Des droits du peuple et non des droits de la majorité
Les droits collectifs du peuple québécois font état du français comme langue officielle et langue commune. Tous les citoyens du Québec peuvent s’accorder sur ce point, même ceux qui appartiennent à la minorité anglophone ou aux peuples autochtones. Il s’agit d’une règle acceptable pourvu que les droits collectifs de la minorité anglophone et des peuples autochtones soient respectés. J’ajoute que la meilleure façon de respecter les droits des peuples autochtones serait d’incorporer la Déclaration sur les droits des peuples autochtones de 2007 au corpus juridique québécois.
Pour contrer l’idée de droits collectifs autres que minoritaires, certains supposent que la seule alternative est d’admettre l’existence de droits collectifs majoritaires. Mais ce n’est pas de cela dont il s’agit ici. Il s’agit du droit des peuples. Qui voudra nier que les peuples existent et qu’ils ont des droits collectifs? Or, ils jouissent de tels droits indépendamment de leur importance numérique au sein d’une société donnée.
Des contraintes raisonnables aux droits individuels
La charte de la langue française, comprise comme une loi quasi-constitutionnelle, impose des contraintes raisonnables aux libertés individuelles. Ainsi, les francophones et allophones doivent envoyer leurs enfants dans des écoles primaires et secondaires de langue française. L’affichage commercial doit être de façon prédominante rédigé en français. Les entreprises de 25 employés et plus doivent se franciser.

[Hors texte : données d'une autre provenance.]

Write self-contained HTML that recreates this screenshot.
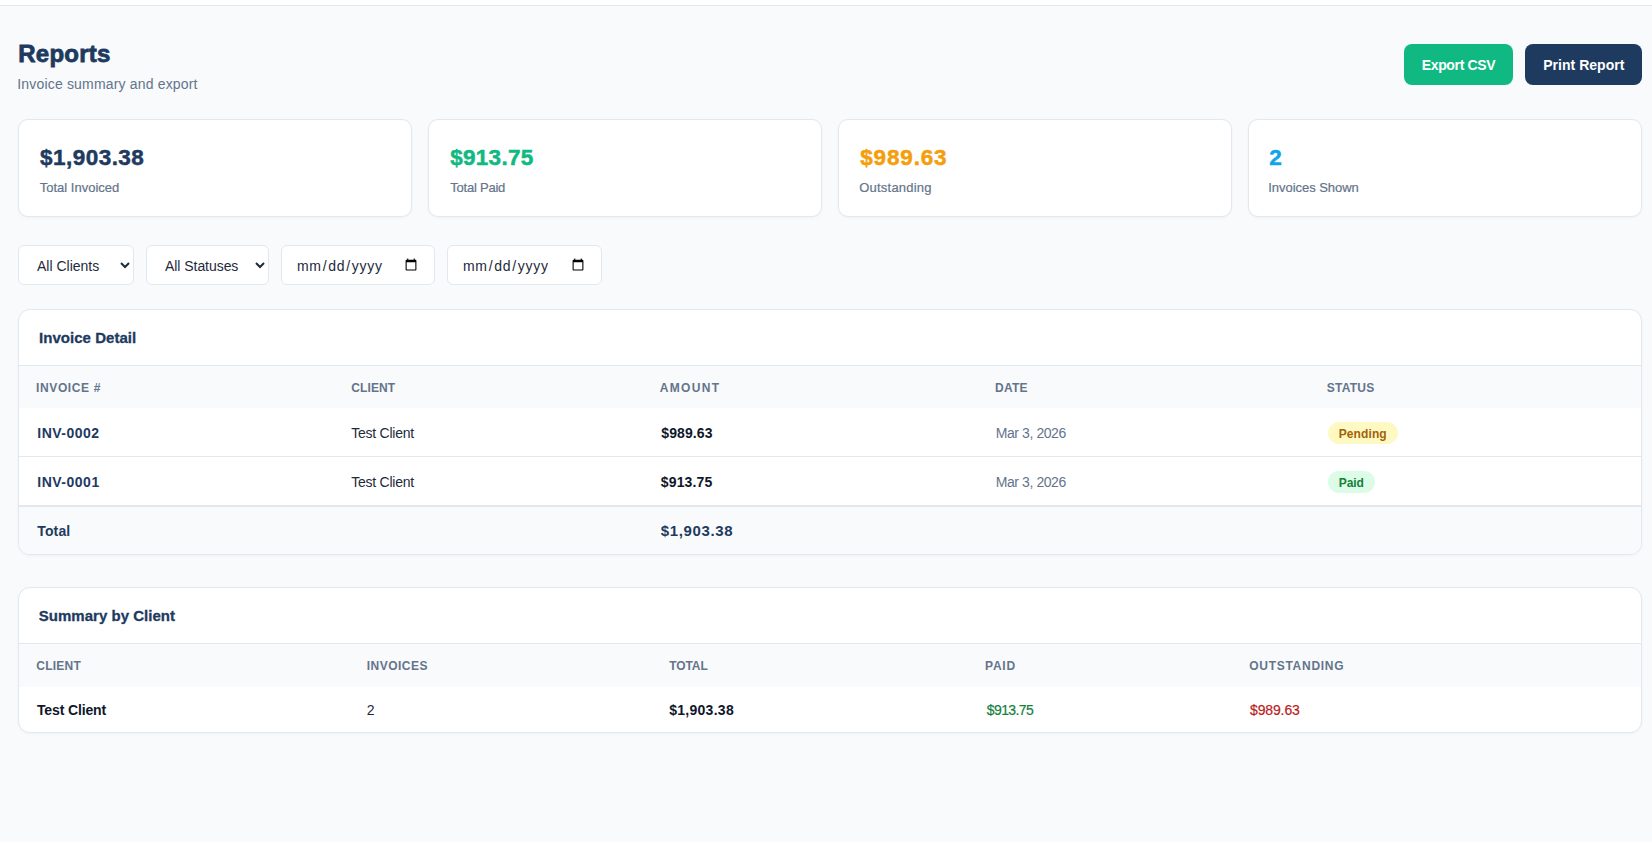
<!DOCTYPE html>
<html>
<head>
<meta charset="utf-8">
<title>Reports</title>
<style>
*{box-sizing:border-box;margin:0;padding:0}
html,body{width:1652px;height:842px;overflow:hidden}
body{background:#f8fafc;font-family:"Liberation Sans",Arial,sans-serif;color:#1e293b;position:relative}
.t{position:absolute;white-space:nowrap;line-height:20px}
.topbar{position:absolute;left:0;top:0;width:1652px;height:6px;background:#fff;border-bottom:1px solid #e2e8f0}
.btn{position:absolute;top:44px;height:41px;border-radius:8px}
.card{position:absolute;top:119px;width:394px;height:98px;background:#fff;border:1px solid #e2e8f0;border-radius:10px;box-shadow:0 1px 3px rgba(15,23,42,0.04)}
.ctl{position:absolute;top:245px;height:40px;border:1px solid #e2e8f0;border-radius:6px;background:#fff;font-family:"Liberation Sans",Arial,sans-serif;font-size:14px;color:#1e293b;padding:0 14px;outline:none}
.panel{position:absolute;left:18px;width:1624px;background:#fff;border:1px solid #e2e8f0;border-radius:12px;overflow:hidden;box-shadow:0 1px 3px rgba(15,23,42,0.04)}
.bar{position:absolute;left:0;width:100%}
input[type=date]::-webkit-datetime-edit{position:relative;top:1px}
.badge{position:absolute;height:22px;border-radius:11px}
</style>
</head>
<body>
<div class="topbar"></div>
<span class="t" id="h1" style="left:18.25px;top:44.00px;font-size:24px;font-weight:700;color:#1e3a5f;letter-spacing:0.236px;-webkit-text-stroke:0.8px #1e3a5f">Reports</span>
<span class="t" id="sub" style="left:17.25px;top:74.00px;font-size:14px;font-weight:400;color:#64748b;letter-spacing:0.176px">Invoice summary and export</span>
<div class="btn" style="left:1404px;width:109px;background:#10b981"></div>
<div class="btn" style="left:1525px;width:117px;background:#1e3a5f"></div>
<span class="t" id="bt1" style="left:1421.75px;top:55.00px;font-size:14px;font-weight:700;color:#fff;letter-spacing:-0.352px">Export CSV</span>
<span class="t" id="bt2" style="left:1543.25px;top:55.00px;font-size:14px;font-weight:700;color:#fff;letter-spacing:0.019px">Print Report</span>

<div class="card" style="left:18px"></div>
<div class="card" style="left:428px"></div>
<div class="card" style="left:838px"></div>
<div class="card" style="left:1248px"></div>
<span class="t" id="v1" style="left:40.00px;top:148.00px;font-size:22.5px;font-weight:700;color:#1e3a5f;letter-spacing:0.468px;-webkit-text-stroke:0.5px #1e3a5f">$1,903.38</span><span class="t" id="l1" style="left:39.75px;top:178.00px;font-size:13px;font-weight:400;color:#64748b;-webkit-text-stroke:0.2px #64748b">Total Invoiced</span><span class="t" id="v2" style="left:450.25px;top:148.00px;font-size:22.5px;font-weight:700;color:#10b981;letter-spacing:0.268px;-webkit-text-stroke:0.5px #10b981">$913.75</span><span class="t" id="l2" style="left:450.25px;top:178.00px;font-size:13px;font-weight:400;color:#64748b;letter-spacing:-0.221px;-webkit-text-stroke:0.2px #64748b">Total Paid</span><span class="t" id="v3" style="left:860.25px;top:148.00px;font-size:22.5px;font-weight:700;color:#f59e0b;letter-spacing:0.834px;-webkit-text-stroke:0.5px #f59e0b">$989.63</span><span class="t" id="l3" style="left:859.25px;top:178.00px;font-size:13px;font-weight:400;color:#64748b;letter-spacing:0.220px;-webkit-text-stroke:0.2px #64748b">Outstanding</span><span class="t" id="v4" style="left:1269.25px;top:148.00px;font-size:22.5px;font-weight:700;color:#0ea5e9;-webkit-text-stroke:0.5px #0ea5e9">2</span><span class="t" id="l4" style="left:1268.25px;top:178.00px;font-size:13px;font-weight:400;color:#64748b;letter-spacing:-0.042px;-webkit-text-stroke:0.2px #64748b">Invoices Shown</span>

<select class="ctl" id="sel1" style="left:18px;width:116px;padding:2px 8px 0 14px"><option>All Clients</option></select>
<select class="ctl" id="sel2" style="left:146px;width:123px;padding:2px 8px 0 14px;letter-spacing:-0.05px"><option>All Statuses</option></select>
<input class="ctl" id="d1" type="date" style="left:281px;width:154px;letter-spacing:0.69px">
<input class="ctl" id="d2" type="date" style="left:447px;width:155px;letter-spacing:0.69px">

<div class="panel" style="top:309px;height:246px">
  <div class="bar" style="top:55px;height:1px;background:#e2e8f0"></div>
  <div class="bar" style="top:56px;height:42px;background:#f8fafc"></div>
  <div class="bar" style="top:146px;height:1px;background:#e2e8f0"></div>
  <div class="bar" style="top:195px;height:2px;background:#e2e8f0"></div>
  <div class="bar" style="top:197px;height:47px;background:#f8fafc"></div>
</div>
<div class="badge" style="left:1328px;top:422px;width:70px;background:#fef9c3"></div>
<div class="badge" style="left:1328px;top:471px;width:47px;background:#dcfce7"></div>
<span class="t" id="p1t" style="left:39.00px;top:328.00px;font-size:15px;font-weight:700;color:#1e3a5f;letter-spacing:0.042px;-webkit-text-stroke:0.3px #1e3a5f">Invoice Detail</span>
<span class="t" id="h11" style="left:36.00px;top:378.00px;font-size:12px;font-weight:700;color:#64748b;letter-spacing:0.625px">INVOICE #</span><span class="t" id="h12" style="left:351.25px;top:378.00px;font-size:12px;font-weight:700;color:#64748b;letter-spacing:0.120px">CLIENT</span><span class="t" id="h13" style="left:659.75px;top:378.00px;font-size:12px;font-weight:700;color:#64748b;letter-spacing:1.320px">AMOUNT</span><span class="t" id="h14" style="left:995.00px;top:378.00px;font-size:12px;font-weight:700;color:#64748b;letter-spacing:0.270px">DATE</span><span class="t" id="h15" style="left:1326.75px;top:378.00px;font-size:12px;font-weight:700;color:#64748b;letter-spacing:0.240px">STATUS</span>
<span class="t" id="r11" style="left:37.25px;top:423.00px;font-size:14px;font-weight:700;color:#1e3a5f;letter-spacing:0.488px">INV-0002</span><span class="t" id="r12" style="left:351.25px;top:423.00px;font-size:14px;font-weight:400;color:#1e293b;letter-spacing:-0.240px">Test Client</span><span class="t" id="r13" style="left:661.25px;top:423.00px;font-size:14px;font-weight:700;color:#0f172a;letter-spacing:0.096px">$989.63</span><span class="t" id="r14" style="left:995.75px;top:423.00px;font-size:14px;font-weight:400;color:#64748b;letter-spacing:-0.420px">Mar 3, 2026</span><span class="t" id="r15" style="left:1338.75px;top:424.00px;font-size:12px;font-weight:700;color:#a16207;letter-spacing:0.097px">Pending</span>
<span class="t" id="r21" style="left:37.25px;top:472.00px;font-size:14px;font-weight:700;color:#1e3a5f;letter-spacing:0.512px">INV-0001</span><span class="t" id="r22" style="left:351.25px;top:472.00px;font-size:14px;font-weight:400;color:#1e293b;letter-spacing:-0.240px">Test Client</span><span class="t" id="r23" style="left:660.75px;top:472.00px;font-size:14px;font-weight:700;color:#0f172a;letter-spacing:0.167px">$913.75</span><span class="t" id="r24" style="left:995.75px;top:472.00px;font-size:14px;font-weight:400;color:#64748b;letter-spacing:-0.420px">Mar 3, 2026</span><span class="t" id="r25" style="left:1338.75px;top:473.00px;font-size:12px;font-weight:700;color:#15803d;letter-spacing:-0.068px">Paid</span>
<span class="t" id="tt1" style="left:37.25px;top:521.00px;font-size:14px;font-weight:700;color:#1e3a5f;letter-spacing:0.150px">Total</span><span class="t" id="tt3" style="left:660.75px;top:521.00px;font-size:15px;font-weight:700;color:#1e3a5f;letter-spacing:0.650px">$1,903.38</span>

<div class="panel" style="top:587px;height:146px">
  <div class="bar" style="top:55px;height:1px;background:#e2e8f0"></div>
  <div class="bar" style="top:56px;height:43px;background:#f8fafc"></div>
</div>
<span class="t" id="p2t" style="left:38.75px;top:606.00px;font-size:15px;font-weight:700;color:#1e3a5f;letter-spacing:0.026px;-webkit-text-stroke:0.3px #1e3a5f">Summary by Client</span>
<span class="t" id="h21" style="left:36.25px;top:656.00px;font-size:12px;font-weight:700;color:#64748b;letter-spacing:0.240px">CLIENT</span><span class="t" id="h22" style="left:366.75px;top:656.00px;font-size:12px;font-weight:700;color:#64748b;letter-spacing:0.488px">INVOICES</span><span class="t" id="h23" style="left:669.25px;top:656.00px;font-size:12px;font-weight:700;color:#64748b;letter-spacing:-0.100px">TOTAL</span><span class="t" id="h24" style="left:985.00px;top:656.00px;font-size:12px;font-weight:700;color:#64748b;letter-spacing:0.796px">PAID</span><span class="t" id="h25" style="left:1249.25px;top:656.00px;font-size:12px;font-weight:700;color:#64748b;letter-spacing:0.720px">OUTSTANDING</span>
<span class="t" id="s1" style="left:37.00px;top:700.00px;font-size:14px;font-weight:700;color:#0f172a;letter-spacing:-0.140px">Test Client</span><span class="t" id="s2" style="left:366.75px;top:700.00px;font-size:14px;font-weight:400;color:#1e293b">2</span><span class="t" id="s3" style="left:669.25px;top:700.00px;font-size:14px;font-weight:700;color:#0f172a;letter-spacing:0.268px">$1,903.38</span><span class="t" id="s4" style="left:986.75px;top:700.00px;font-size:14px;font-weight:400;color:#15803d;letter-spacing:-0.598px;-webkit-text-stroke:0.2px #15803d">$913.75</span><span class="t" id="s5" style="left:1250.00px;top:700.00px;font-size:14px;font-weight:400;color:#b91c1c;letter-spacing:-0.131px;-webkit-text-stroke:0.2px #b91c1c">$989.63</span>
</body>
</html>
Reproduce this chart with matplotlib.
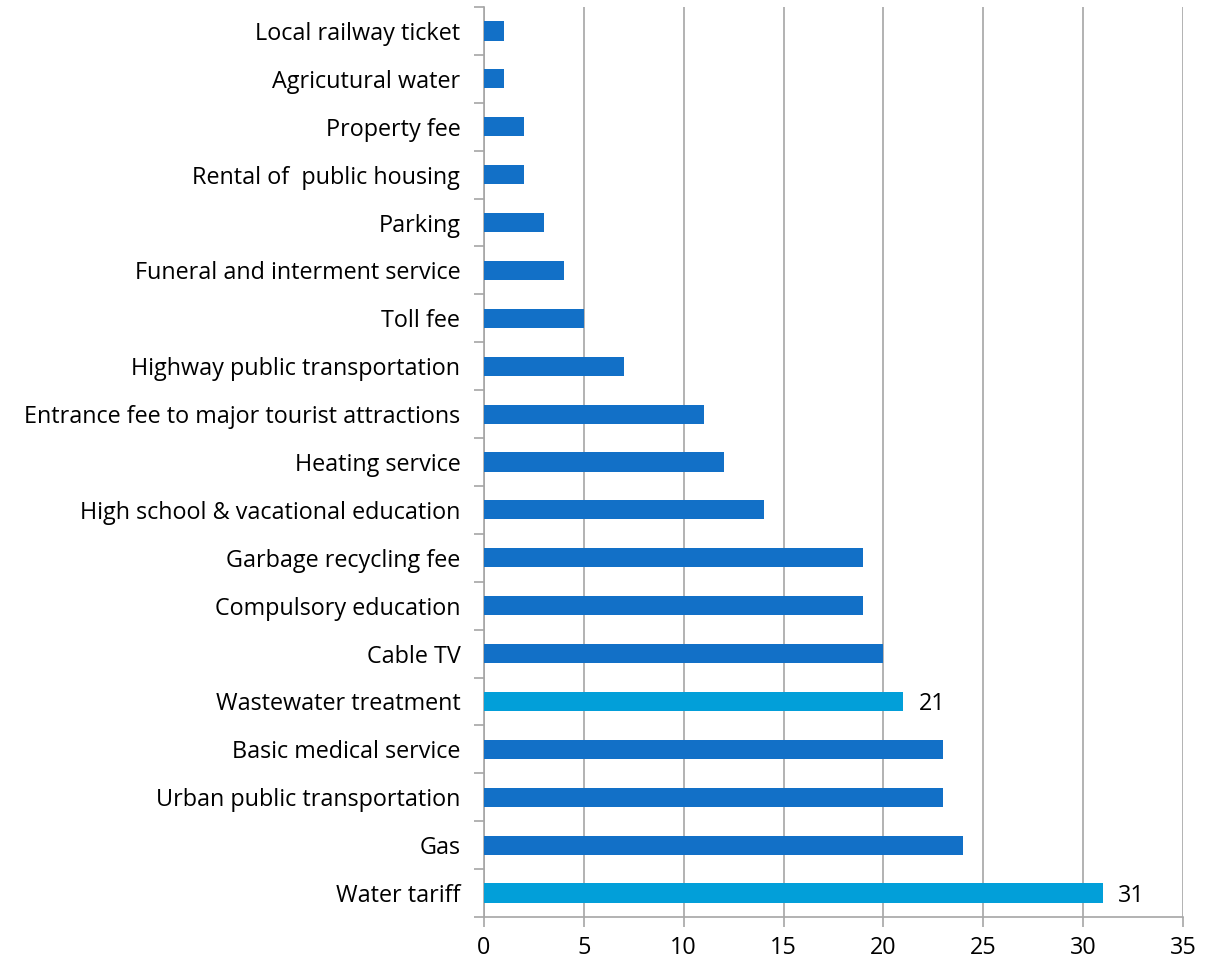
import matplotlib
matplotlib.use("Agg")
import matplotlib.pyplot as plt
import numpy as np

categories = ["Water tariff", "Gas", "Urban public transportation", "Basic medical service",
              "Wastewater treatment", "Cable TV", "Compulsory education", "Garbage recycling fee",
              "High school & vacational education", "Heating service",
              "Entrance fee to major tourist attractions", "Highway public transportation",
              "Toll fee", "Funeral and interment service", "Parking", "Rental of  public housing",
              "Property fee", "Agricutural water", "Local railway ticket"]
values = [31, 24, 23, 23, 21, 20, 19, 19, 14, 12, 11, 7, 5, 4, 3, 2, 2, 1, 1]
highlight = ["Water tariff", "Wastewater treatment"]
x_ticks = [0, 5, 10, 15, 20, 25, 30, 35]

dark = "#1270C7"
light = "#029FD9"
grid = "#A6A6A6"

plt.rcParams['font.family'] = ['Open Sans', 'DejaVu Sans']

fig = plt.figure(figsize=(12.19, 9.63), dpi=100)
ax = fig.add_axes([0.397, 0.0478, 0.5735, 0.9449])

y = np.arange(len(categories))
colors = [light if c in highlight else dark for c in categories]
ax.barh(y, values, height=0.4, color=colors, zorder=3)

FS = 16.8
for yi, v, c in zip(y, values, categories):
    if c in highlight:
        ax.annotate(str(v), (v, yi), xytext=(11, 0), textcoords="offset points",
                    va="center_baseline", ha="left", fontsize=FS, color="black")

ax.set_xlim(0, 35)
ax.set_ylim(-0.5, len(categories) - 0.5)
ax.set_xticks(x_ticks)
ax.set_xticklabels([str(t) for t in x_ticks], fontsize=FS)
ax.set_yticks(y)
ax.set_yticklabels(categories, fontsize=FS)
ax.set_yticks(np.arange(-0.5, len(categories), 1.0), minor=True)
ax.tick_params(axis="y", which="major", length=0, pad=17)
ax.tick_params(axis="y", which="minor", length=7, color=grid, width=1.2)
ax.tick_params(axis="x", which="major", length=7, color=grid, width=1.2, pad=7)

ax.xaxis.grid(True, color=grid, linewidth=1.2, zorder=0)
ax.set_axisbelow(True)
for s in ["top", "right"]:
    ax.spines[s].set_visible(False)
for s in ["left", "bottom"]:
    ax.spines[s].set_color(grid)
    ax.spines[s].set_linewidth(1.2)

fig.savefig("out.png", dpi=100)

En donnant un statut quasi constitutionnel à la charte de la langue française ainsi qu’à une éventuelle charte de la laïcité ouverte, le peuple québécois via son État affirmera haut et fort les règles du vivre-ensemble au Québec. Il exercera son droit collectif à l’autodétermination interne. Cela doit se faire en harmonie avec la charte des droits et libertés de la personne et ce, afin de réaliser un équilibre entre les droits individuels et les droits collectifs.
Justin Trudeau a pourtant, de son côté, consulté ses experts juristes et ceux-ci ont trouvé parfaitement acceptable la règle constitutionnelle selon laquelle le français est la langue officielle et commune du peuple québécois. Je ne sais pas si l’enjeu aboutira en Cour suprême et si celle-ci tranchera en faveur de la suprématie des droits individuels, mais il est raisonnable de supposer qu’elle entendra raison. Il en va en tout cas du juste équilibre entre le droit du peuple de se donner des règles via son État et la règle de l’État de droit.
Conclusion
Ceux qui, comme Jean Leclair, affirment la suprématie des droits individuels ont besoin de se représenter leurs adversaires comme affirmant à l’opposé la suprématie des droits collectifs. Ils ne semblent pas apercevoir la nécessité de réaliser un équilibre entre les deux ordres de droits.
Ils voient dans l’État une sorte de corps étranger qui impose de l’extérieur un pouvoir venu de nulle part affectant les individus et les minorités. Et pourtant, les peuples posent très souvent des gestes en tant que collectivités via leur État. C’est ce que les Canadiens font souvent avec l’État canadien, mais je comprends que cela dérange ceux qui ne veulent pas que ce soit le cas pour le peuple québécois.